One of the most successful machines on the farm was the 6m Bamlett Tive drive, which did a dozen good years, and was replaced with a Finnish-made Tume Agrimaster drill (pictured above).
“It was very well built,” says Mr Udale, “and even after many years there was no play in the bearings. We were even able to pull it with a 110hp MF tractor.”
When the time came to replace the drill, the farm wondered if they could take the best aspects of the drill and modernise it.
Back to front
Enter the farm’s employee Dave Thomas, who reckoned that by moving the hopper from the back of the tractor to the front and replacing the worn-out seed distribution mechanism they could put together a machine that would improve workrates without spending a fortune in parts.
The distribution pipes from the Tume were ditched (they would have been too tall) and the tramlining kit was moved to the back of the tractor. It folds up well, says Mr Thomas.
Meanwhile, a set of Vaderstad 48 disc arms and hubs was found on eBay for £1,500 and he cut off the existing disc arms and then welded on new box sections.
Seed-rates can be altered from the cab and drilling oilseed rape works fine, he says, even down to a rate of 2kg/ha.

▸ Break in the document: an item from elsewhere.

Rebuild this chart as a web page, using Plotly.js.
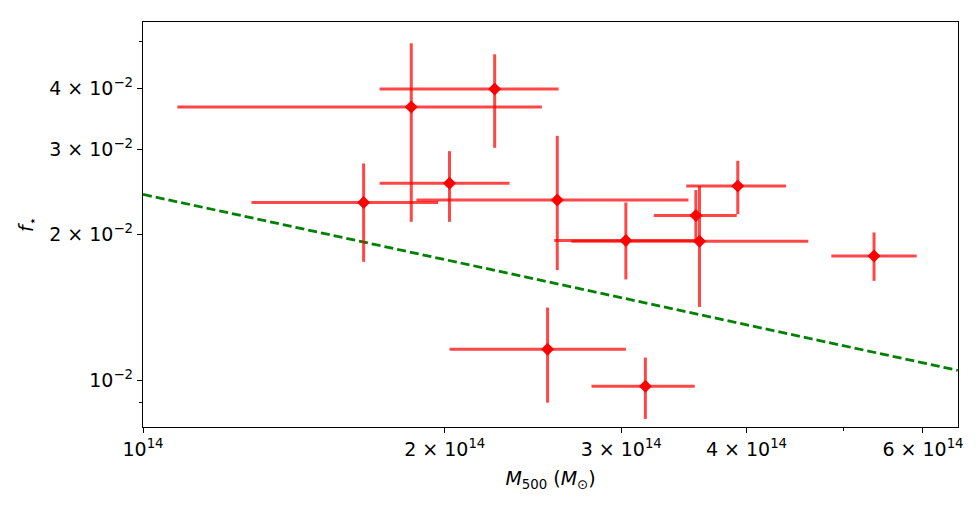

The front hopper (originally from a 6m Accord drill and cost £3,000 second-hand) can hold a 1t of seed, says Mr Thomas, and the 2.5m width is fine on the road. A bigger hopper would have been ideal but would have made visibility difficult.
It was pulled before, so they had to change the cogs to reverse the drive.
The drill does some 1,100 acres each year and workrates are typically 10-12ha/hour. In fact he reckons that he can do 100 acres in a day. Wet areas don’t faze it either. In fact the whole thing cost £5,000 and took about 70-80 hours of work to get it sorted.
Compared to the cost of a new drill, this owes us nothing, says Mr Udale.